Dataset section ->
:::::

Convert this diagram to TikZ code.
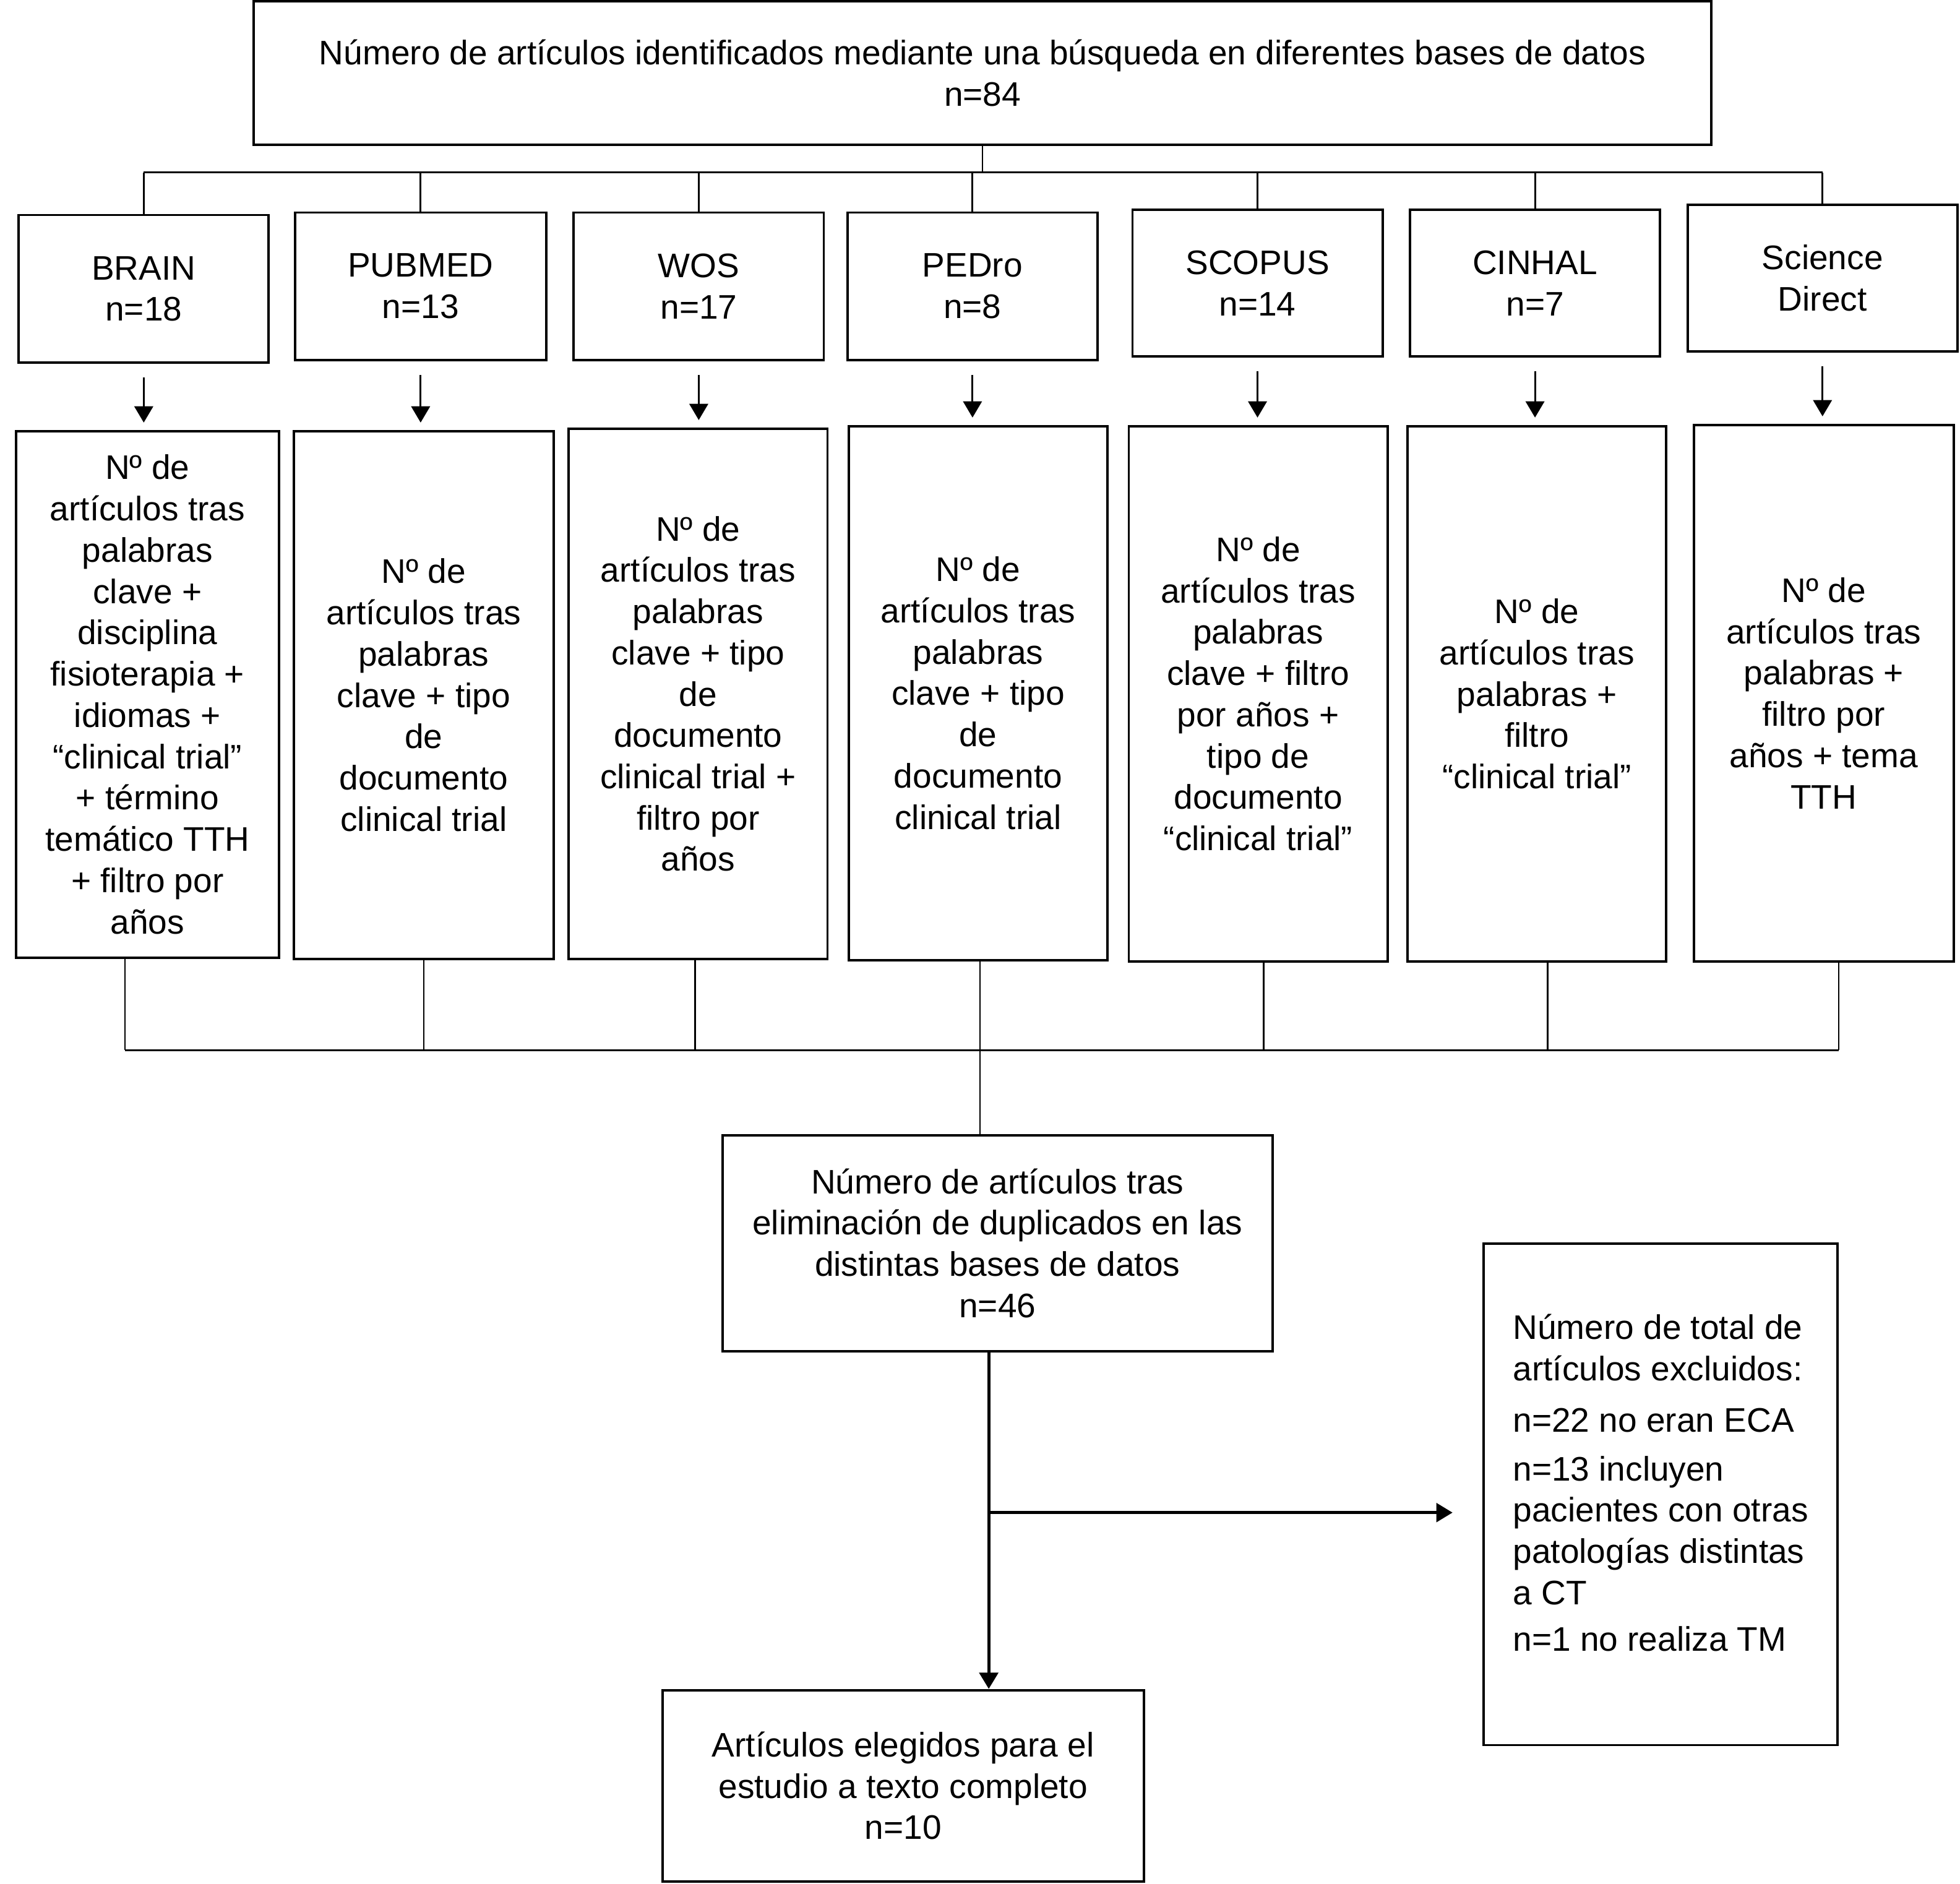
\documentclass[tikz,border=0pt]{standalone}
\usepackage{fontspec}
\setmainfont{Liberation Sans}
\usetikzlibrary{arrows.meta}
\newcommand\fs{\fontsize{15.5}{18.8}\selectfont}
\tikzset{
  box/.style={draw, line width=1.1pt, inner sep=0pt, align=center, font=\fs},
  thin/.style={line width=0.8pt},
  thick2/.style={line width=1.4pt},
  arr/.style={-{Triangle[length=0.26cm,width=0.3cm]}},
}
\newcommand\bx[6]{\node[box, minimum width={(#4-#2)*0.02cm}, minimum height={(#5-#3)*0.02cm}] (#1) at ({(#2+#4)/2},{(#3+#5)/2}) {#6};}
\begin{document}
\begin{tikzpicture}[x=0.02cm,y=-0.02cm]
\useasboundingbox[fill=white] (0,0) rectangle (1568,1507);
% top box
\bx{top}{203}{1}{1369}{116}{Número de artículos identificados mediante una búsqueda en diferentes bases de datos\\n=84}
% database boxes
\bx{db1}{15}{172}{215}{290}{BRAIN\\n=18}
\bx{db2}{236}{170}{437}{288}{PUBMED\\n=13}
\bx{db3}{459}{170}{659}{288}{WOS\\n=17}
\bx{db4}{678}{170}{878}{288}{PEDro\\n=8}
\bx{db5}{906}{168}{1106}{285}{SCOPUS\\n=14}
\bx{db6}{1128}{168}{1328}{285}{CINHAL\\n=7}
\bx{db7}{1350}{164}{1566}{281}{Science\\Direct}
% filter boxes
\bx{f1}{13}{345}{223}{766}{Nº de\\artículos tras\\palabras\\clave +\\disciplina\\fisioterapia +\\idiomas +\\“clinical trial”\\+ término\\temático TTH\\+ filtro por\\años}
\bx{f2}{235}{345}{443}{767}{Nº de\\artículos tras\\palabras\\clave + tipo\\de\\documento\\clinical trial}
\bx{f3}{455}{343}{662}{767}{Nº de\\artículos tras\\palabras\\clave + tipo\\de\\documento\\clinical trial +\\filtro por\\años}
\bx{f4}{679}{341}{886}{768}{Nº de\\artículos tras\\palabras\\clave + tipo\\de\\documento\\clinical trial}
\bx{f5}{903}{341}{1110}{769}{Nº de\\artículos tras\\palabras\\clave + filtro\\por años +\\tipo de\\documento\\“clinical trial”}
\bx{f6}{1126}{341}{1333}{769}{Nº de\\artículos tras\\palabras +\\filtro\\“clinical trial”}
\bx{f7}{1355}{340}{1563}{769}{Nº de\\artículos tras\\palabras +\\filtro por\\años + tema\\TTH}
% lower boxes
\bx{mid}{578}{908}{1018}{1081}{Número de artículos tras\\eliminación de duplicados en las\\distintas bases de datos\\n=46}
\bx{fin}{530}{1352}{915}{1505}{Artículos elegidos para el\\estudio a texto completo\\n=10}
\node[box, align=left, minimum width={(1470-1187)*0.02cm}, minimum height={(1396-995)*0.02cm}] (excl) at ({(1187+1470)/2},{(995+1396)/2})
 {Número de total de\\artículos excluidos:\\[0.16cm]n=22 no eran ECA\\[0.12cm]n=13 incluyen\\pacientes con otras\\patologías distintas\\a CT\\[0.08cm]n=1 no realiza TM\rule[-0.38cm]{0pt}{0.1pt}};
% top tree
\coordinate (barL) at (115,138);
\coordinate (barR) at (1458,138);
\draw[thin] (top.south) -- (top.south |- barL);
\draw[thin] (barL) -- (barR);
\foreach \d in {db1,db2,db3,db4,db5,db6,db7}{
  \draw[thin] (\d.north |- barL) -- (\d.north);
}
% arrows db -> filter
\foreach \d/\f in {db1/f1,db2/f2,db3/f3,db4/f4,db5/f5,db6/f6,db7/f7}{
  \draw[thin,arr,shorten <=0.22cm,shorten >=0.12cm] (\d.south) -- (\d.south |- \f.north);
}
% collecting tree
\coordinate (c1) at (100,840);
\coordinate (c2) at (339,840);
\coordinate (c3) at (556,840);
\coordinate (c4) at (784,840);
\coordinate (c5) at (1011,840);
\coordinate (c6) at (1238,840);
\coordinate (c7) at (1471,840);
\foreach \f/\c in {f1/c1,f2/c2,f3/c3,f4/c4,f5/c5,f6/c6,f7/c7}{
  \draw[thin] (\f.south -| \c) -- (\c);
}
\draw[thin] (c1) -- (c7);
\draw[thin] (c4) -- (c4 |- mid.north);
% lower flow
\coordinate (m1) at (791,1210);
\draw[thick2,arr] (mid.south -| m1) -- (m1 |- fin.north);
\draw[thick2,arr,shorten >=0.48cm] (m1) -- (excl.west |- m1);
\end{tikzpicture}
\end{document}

:::::

Written problem -> Restate the data above word for word. Do not include the images.

Response below ->
Convert this diagram to TikZ code.
\documentclass[tikz,border=0pt]{standalone}
\usepackage{fontspec}
\setmainfont{Liberation Sans}
\usetikzlibrary{arrows.meta}
\newcommand\fs{\fontsize{15.5}{18.8}\selectfont}
\tikzset{
  box/.style={draw, line width=1.1pt, inner sep=0pt, align=center, font=\fs},
  thin/.style={line width=0.8pt},
  thick2/.style={line width=1.4pt},
  arr/.style={-{Triangle[length=0.26cm,width=0.3cm]}},
}
\newcommand\bx[6]{\node[box, minimum width={(#4-#2)*0.02cm}, minimum height={(#5-#3)*0.02cm}] (#1) at ({(#2+#4)/2},{(#3+#5)/2}) {#6};}
\begin{document}
\begin{tikzpicture}[x=0.02cm,y=-0.02cm]
\useasboundingbox[fill=white] (0,0) rectangle (1568,1507);
% top box
\bx{top}{203}{1}{1369}{116}{Número de artículos identificados mediante una búsqueda en diferentes bases de datos\\n=84}
% database boxes
\bx{db1}{15}{172}{215}{290}{BRAIN\\n=18}
\bx{db2}{236}{170}{437}{288}{PUBMED\\n=13}
\bx{db3}{459}{170}{659}{288}{WOS\\n=17}
\bx{db4}{678}{170}{878}{288}{PEDro\\n=8}
\bx{db5}{906}{168}{1106}{285}{SCOPUS\\n=14}
\bx{db6}{1128}{168}{1328}{285}{CINHAL\\n=7}
\bx{db7}{1350}{164}{1566}{281}{Science\\Direct}
% filter boxes
\bx{f1}{13}{345}{223}{766}{Nº de\\artículos tras\\palabras\\clave +\\disciplina\\fisioterapia +\\idiomas +\\“clinical trial”\\+ término\\temático TTH\\+ filtro por\\años}
\bx{f2}{235}{345}{443}{767}{Nº de\\artículos tras\\palabras\\clave + tipo\\de\\documento\\clinical trial}
\bx{f3}{455}{343}{662}{767}{Nº de\\artículos tras\\palabras\\clave + tipo\\de\\documento\\clinical trial +\\filtro por\\años}
\bx{f4}{679}{341}{886}{768}{Nº de\\artículos tras\\palabras\\clave + tipo\\de\\documento\\clinical trial}
\bx{f5}{903}{341}{1110}{769}{Nº de\\artículos tras\\palabras\\clave + filtro\\por años +\\tipo de\\documento\\“clinical trial”}
\bx{f6}{1126}{341}{1333}{769}{Nº de\\artículos tras\\palabras +\\filtro\\“clinical trial”}
\bx{f7}{1355}{340}{1563}{769}{Nº de\\artículos tras\\palabras +\\filtro por\\años + tema\\TTH}
% lower boxes
\bx{mid}{578}{908}{1018}{1081}{Número de artículos tras\\eliminación de duplicados en las\\distintas bases de datos\\n=46}
\bx{fin}{530}{1352}{915}{1505}{Artículos elegidos para el\\estudio a texto completo\\n=10}
\node[box, align=left, minimum width={(1470-1187)*0.02cm}, minimum height={(1396-995)*0.02cm}] (excl) at ({(1187+1470)/2},{(995+1396)/2})
 {Número de total de\\artículos excluidos:\\[0.16cm]n=22 no eran ECA\\[0.12cm]n=13 incluyen\\pacientes con otras\\patologías distintas\\a CT\\[0.08cm]n=1 no realiza TM\rule[-0.38cm]{0pt}{0.1pt}};
% top tree
\coordinate (barL) at (115,138);
\coordinate (barR) at (1458,138);
\draw[thin] (top.south) -- (top.south |- barL);
\draw[thin] (barL) -- (barR);
\foreach \d in {db1,db2,db3,db4,db5,db6,db7}{
  \draw[thin] (\d.north |- barL) -- (\d.north);
}
% arrows db -> filter
\foreach \d/\f in {db1/f1,db2/f2,db3/f3,db4/f4,db5/f5,db6/f6,db7/f7}{
  \draw[thin,arr,shorten <=0.22cm,shorten >=0.12cm] (\d.south) -- (\d.south |- \f.north);
}
% collecting tree
\coordinate (c1) at (100,840);
\coordinate (c2) at (339,840);
\coordinate (c3) at (556,840);
\coordinate (c4) at (784,840);
\coordinate (c5) at (1011,840);
\coordinate (c6) at (1238,840);
\coordinate (c7) at (1471,840);
\foreach \f/\c in {f1/c1,f2/c2,f3/c3,f4/c4,f5/c5,f6/c6,f7/c7}{
  \draw[thin] (\f.south -| \c) -- (\c);
}
\draw[thin] (c1) -- (c7);
\draw[thin] (c4) -- (c4 |- mid.north);
% lower flow
\coordinate (m1) at (791,1210);
\draw[thick2,arr] (mid.south -| m1) -- (m1 |- fin.north);
\draw[thick2,arr,shorten >=0.48cm] (m1) -- (excl.west |- m1);
\end{tikzpicture}
\end{document}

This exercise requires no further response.